Paris’teyim. Çok sevdiğim dostlarımın nikahına şahitlik yaptım. Şahit olduğum onca kötü şeyden sonra, bir mutluluk anına tanıklık etmek çok iyi geldi. Fırsat buldukça da bol bol haytalık yaptım. Severim Avrupa şehirlerinde sokaklarda kaybolmayı…
İşte o esnada, Türkiye’de de yeni kabine açıklanacak. Sosyal medyada ‘bakan totolar’ almış başını gitmiş. Adeta bir listeler savaşı yaşanıyor.
Aynı anda üç ayrı arkadaşımdan mesaj geldi. Yeni kabine listesini göndermişler. Madem bu kadar merak ediliyor, paylaşayım Twitter’dan dedim.
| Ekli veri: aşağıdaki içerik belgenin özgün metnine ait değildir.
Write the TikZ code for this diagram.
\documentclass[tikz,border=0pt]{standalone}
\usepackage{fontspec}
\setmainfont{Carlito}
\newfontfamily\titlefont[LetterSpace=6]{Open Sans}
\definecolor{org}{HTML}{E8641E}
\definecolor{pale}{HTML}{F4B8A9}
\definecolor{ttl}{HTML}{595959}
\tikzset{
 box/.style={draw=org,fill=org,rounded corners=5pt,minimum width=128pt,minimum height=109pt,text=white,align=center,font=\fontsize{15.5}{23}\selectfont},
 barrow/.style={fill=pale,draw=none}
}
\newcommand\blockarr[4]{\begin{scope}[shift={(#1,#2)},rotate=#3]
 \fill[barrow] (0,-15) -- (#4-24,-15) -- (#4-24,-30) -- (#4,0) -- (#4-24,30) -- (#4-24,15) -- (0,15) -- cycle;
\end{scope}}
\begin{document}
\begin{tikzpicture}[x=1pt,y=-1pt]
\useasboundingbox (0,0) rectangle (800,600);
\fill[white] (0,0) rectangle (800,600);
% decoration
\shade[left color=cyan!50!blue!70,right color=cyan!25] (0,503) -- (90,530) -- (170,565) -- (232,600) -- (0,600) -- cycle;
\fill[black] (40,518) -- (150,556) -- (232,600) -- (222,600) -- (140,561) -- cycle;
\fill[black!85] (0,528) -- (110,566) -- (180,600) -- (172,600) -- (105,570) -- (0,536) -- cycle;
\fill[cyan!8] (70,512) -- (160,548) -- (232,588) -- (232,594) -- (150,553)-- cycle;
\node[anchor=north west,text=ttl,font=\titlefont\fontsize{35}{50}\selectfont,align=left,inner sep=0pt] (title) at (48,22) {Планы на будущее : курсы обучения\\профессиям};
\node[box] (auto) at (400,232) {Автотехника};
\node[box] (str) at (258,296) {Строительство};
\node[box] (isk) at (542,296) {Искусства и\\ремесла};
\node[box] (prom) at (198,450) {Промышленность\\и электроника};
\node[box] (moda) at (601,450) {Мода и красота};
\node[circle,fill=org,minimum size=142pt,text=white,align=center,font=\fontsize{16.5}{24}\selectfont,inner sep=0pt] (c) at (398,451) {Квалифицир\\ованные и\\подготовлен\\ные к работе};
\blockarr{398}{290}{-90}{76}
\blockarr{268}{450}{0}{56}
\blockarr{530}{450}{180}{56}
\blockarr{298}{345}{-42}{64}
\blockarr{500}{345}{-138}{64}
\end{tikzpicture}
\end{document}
Malum ülkeyi beş yıl yönetecek Bakanlar Kurulu bu; başına da ‘vatana, millete hayırlı olsun’ ibaresini ekledim. Bir süre sonra açıklandı kabine, doğru listeydi verdiğim. Ve fakat hiç beklemediğim tepkiler gelmeye başladı. Vay efendim nasıl olur da ‘hayırlı olsun’ dermişim!
Kalemim sivridir; çok köşeli şeyler yazdım ve değişik tepkiler aldım; alışığım. Ama sıradan bir ‘hayırlı olsun’a gelen tepkiye, itiraf ediyorum şaşırdım. Bakın benim için en temel ilkelerin başında gelir halkın tercihi.
Bu asla bir ego meselesi falan değil, sadece ilke meselesi. Seçilenin kim olduğunun da önemi yok. Türkiye Cumhuriyeti vatandaşlarının oylarıyla yönetime gelen bir hükümet varsa ve o hükümetin kabinesi açıklanıyorsa, bir ‘hayırlı olsun’ demek edep, adap meselesidir bana kalırsa.
Mamafih ne yandaşlığımı bıraktılar, ne yalakalığımı…
Vallahi merak ediyorum kime, ne adına yandaş olacağım! Hangi gerekçeyle birilerine yalakalık yapacağım! Bu dediklerini becerebilsem, kim bilir belki de son iki senede yerle bir edilen mekanlarımı kurtarırdım.
Kurtaramadım; devlete karşı boynum kıldan incedir dedim, yenilerini yaptım.
Ülkemin, dünyanın geleceğine dair elbette kaygılarım var; hangimizin yok ki? Ama en çok da bizi derinden ayıran, birbirini hiçbir şekilde anlamayan insanlara dönüştüren, ötekileştiren halet-i ruhiyeden korkuyorum.
Sıradan bir ‘hayırlı olsun’dan koparılan fırtınadan ürküyorum. Yine de her şekilde sesim, nefesim, kalemim yettiğince bu ayrıştırıcı düşünce iklimine karşı duracağım. Bir olmanın, birlik olmanın kıymetini bilecek yaştayım, bugüne kadar da bu çizgiden milim taviz vermedim; bundan sonra da aynı yerde duracağım.